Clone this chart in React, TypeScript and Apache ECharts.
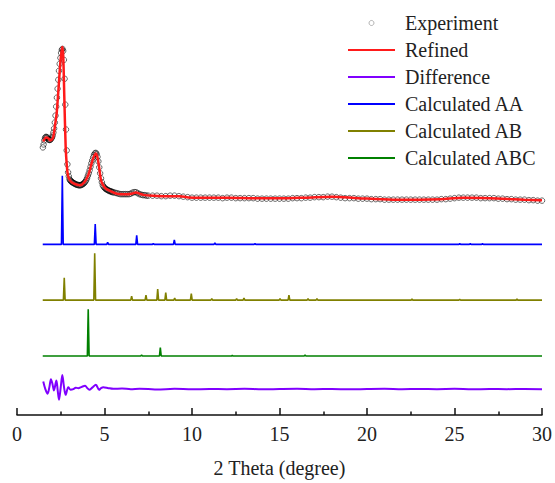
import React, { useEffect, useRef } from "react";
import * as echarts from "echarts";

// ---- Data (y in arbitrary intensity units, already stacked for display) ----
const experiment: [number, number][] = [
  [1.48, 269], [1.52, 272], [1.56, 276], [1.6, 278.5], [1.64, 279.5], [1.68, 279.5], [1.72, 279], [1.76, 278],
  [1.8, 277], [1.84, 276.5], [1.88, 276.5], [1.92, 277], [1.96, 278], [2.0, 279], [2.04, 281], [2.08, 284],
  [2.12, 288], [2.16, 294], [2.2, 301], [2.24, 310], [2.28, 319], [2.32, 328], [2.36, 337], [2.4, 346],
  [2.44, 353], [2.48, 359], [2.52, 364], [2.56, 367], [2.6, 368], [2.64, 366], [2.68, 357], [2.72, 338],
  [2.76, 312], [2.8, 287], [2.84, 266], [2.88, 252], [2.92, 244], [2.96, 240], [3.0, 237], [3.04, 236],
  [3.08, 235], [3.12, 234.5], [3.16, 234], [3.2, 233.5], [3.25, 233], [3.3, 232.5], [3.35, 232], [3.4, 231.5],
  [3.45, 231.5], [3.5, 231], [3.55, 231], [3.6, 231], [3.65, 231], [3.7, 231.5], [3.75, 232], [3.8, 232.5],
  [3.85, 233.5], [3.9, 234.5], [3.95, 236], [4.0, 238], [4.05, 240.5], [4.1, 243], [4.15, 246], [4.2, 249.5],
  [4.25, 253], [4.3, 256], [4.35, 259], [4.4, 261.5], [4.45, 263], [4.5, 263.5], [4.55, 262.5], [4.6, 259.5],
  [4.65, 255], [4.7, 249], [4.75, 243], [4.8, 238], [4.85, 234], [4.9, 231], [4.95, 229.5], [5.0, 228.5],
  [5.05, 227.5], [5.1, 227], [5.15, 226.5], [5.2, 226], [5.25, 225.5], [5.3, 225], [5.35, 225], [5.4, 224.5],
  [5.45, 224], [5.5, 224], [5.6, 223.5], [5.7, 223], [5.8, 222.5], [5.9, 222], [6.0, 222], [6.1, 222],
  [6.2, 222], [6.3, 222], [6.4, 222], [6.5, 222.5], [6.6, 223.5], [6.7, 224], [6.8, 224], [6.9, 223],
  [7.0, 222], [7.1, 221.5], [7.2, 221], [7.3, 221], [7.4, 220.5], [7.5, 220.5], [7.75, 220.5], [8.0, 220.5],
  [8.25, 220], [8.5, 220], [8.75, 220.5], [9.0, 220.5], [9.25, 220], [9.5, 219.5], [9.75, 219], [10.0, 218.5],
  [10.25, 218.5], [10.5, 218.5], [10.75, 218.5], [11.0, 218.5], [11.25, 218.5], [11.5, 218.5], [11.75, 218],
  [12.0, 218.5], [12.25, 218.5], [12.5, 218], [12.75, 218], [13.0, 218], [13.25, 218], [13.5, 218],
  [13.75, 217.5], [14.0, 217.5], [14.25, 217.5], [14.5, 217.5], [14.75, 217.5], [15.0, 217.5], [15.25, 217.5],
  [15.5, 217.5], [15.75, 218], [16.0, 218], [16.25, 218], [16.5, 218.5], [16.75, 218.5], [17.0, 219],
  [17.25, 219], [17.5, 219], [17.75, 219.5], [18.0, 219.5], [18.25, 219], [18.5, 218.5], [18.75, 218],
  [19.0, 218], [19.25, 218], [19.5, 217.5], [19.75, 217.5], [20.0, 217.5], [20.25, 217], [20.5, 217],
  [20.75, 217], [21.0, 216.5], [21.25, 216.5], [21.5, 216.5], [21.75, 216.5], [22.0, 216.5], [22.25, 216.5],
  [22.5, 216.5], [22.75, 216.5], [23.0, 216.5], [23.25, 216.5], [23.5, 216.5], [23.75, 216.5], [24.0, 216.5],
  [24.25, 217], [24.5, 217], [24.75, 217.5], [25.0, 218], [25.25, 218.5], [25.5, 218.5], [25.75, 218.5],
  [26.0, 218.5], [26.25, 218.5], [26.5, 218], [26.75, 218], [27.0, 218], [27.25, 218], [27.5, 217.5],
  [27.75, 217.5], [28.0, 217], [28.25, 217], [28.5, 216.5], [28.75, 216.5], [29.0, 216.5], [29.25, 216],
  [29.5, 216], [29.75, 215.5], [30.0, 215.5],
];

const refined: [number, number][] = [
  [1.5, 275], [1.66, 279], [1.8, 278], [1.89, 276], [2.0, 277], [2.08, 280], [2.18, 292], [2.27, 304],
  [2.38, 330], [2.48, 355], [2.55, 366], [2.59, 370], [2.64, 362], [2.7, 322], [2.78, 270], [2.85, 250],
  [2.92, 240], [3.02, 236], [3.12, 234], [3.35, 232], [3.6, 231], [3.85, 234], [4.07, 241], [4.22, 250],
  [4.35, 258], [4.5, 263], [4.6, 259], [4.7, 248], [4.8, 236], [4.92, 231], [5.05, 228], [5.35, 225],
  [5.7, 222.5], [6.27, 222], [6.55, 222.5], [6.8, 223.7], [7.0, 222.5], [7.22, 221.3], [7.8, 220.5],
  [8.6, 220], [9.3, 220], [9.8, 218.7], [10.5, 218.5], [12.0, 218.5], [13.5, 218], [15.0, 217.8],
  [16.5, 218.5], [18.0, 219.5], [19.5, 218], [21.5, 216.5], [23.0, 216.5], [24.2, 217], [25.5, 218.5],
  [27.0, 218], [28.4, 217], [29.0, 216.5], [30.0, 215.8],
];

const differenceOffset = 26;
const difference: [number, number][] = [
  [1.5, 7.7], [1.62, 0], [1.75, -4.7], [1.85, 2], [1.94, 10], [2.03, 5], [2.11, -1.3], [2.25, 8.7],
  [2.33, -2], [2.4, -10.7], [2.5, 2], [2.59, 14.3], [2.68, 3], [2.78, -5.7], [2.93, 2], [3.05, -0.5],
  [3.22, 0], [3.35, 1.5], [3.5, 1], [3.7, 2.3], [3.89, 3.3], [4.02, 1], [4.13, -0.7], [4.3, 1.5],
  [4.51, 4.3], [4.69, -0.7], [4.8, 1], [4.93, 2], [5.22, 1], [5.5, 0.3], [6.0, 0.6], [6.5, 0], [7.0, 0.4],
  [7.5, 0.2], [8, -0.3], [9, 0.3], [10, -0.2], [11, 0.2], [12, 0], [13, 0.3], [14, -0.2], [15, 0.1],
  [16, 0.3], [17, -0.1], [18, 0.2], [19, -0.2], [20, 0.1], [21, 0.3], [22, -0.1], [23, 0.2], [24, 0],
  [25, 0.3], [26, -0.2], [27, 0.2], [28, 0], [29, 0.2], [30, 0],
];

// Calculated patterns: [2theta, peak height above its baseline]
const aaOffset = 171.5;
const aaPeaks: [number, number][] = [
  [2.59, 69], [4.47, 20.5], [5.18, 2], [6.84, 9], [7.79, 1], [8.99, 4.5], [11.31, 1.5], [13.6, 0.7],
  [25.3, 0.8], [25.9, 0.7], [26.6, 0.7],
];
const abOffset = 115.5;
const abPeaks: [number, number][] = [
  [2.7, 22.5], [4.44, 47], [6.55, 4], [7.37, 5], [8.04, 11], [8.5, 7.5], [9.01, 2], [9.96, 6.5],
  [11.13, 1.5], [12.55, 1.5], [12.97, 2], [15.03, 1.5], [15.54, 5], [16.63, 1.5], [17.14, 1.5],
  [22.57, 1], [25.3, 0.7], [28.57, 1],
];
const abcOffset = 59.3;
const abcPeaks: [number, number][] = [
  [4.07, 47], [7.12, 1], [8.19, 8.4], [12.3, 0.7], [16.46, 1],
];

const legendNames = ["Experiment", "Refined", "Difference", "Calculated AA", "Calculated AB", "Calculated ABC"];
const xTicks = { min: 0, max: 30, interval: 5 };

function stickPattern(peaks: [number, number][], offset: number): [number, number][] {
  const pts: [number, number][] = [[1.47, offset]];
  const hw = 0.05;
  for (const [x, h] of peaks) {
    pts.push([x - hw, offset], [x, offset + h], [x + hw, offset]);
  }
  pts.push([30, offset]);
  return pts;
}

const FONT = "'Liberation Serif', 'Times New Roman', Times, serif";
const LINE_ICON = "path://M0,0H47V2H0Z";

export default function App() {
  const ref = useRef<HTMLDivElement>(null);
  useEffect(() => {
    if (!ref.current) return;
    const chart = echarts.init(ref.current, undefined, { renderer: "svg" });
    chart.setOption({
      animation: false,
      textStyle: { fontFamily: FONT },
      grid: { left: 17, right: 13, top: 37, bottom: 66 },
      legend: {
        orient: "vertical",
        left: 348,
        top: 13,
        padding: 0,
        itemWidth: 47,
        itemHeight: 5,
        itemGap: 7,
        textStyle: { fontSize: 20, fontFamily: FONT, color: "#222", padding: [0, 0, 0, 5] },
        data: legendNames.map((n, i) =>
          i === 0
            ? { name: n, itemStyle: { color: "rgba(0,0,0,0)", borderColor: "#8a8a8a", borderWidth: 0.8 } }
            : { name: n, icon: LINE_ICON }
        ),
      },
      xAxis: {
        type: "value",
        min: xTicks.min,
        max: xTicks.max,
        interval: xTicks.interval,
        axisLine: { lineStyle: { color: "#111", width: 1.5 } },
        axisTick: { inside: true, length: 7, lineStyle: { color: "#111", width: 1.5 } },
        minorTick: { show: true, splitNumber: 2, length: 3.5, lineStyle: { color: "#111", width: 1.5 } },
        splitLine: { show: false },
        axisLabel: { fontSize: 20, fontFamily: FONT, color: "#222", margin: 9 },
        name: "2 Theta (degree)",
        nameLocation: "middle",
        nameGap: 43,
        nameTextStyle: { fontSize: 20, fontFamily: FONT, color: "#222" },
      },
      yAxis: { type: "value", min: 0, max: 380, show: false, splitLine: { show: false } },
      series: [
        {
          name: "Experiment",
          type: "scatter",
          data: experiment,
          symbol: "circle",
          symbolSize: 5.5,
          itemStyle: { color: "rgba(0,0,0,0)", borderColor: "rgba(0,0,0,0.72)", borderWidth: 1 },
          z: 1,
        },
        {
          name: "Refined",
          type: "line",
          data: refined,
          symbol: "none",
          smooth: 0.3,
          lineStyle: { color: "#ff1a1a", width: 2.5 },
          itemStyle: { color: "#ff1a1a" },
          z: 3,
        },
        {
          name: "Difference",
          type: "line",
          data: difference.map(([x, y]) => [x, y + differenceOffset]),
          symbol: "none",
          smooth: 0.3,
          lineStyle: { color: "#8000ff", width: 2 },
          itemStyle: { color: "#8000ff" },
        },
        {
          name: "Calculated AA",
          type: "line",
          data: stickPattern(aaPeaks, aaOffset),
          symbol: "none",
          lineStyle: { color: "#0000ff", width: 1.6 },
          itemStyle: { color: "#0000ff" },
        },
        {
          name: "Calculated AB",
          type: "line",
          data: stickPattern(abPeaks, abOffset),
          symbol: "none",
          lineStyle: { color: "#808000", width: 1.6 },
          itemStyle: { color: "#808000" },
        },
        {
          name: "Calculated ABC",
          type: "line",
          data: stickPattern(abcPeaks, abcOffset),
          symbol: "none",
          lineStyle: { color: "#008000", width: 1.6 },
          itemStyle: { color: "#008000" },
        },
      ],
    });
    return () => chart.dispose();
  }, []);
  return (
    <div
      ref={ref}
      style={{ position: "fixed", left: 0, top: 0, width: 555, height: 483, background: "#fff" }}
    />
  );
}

________

Instruction —
Go through the material and copy out every line with "React" in it.

Solution to this task —
Clone this chart in React, TypeScript and Apache ECharts.
import React, { useEffect, useRef } from "react";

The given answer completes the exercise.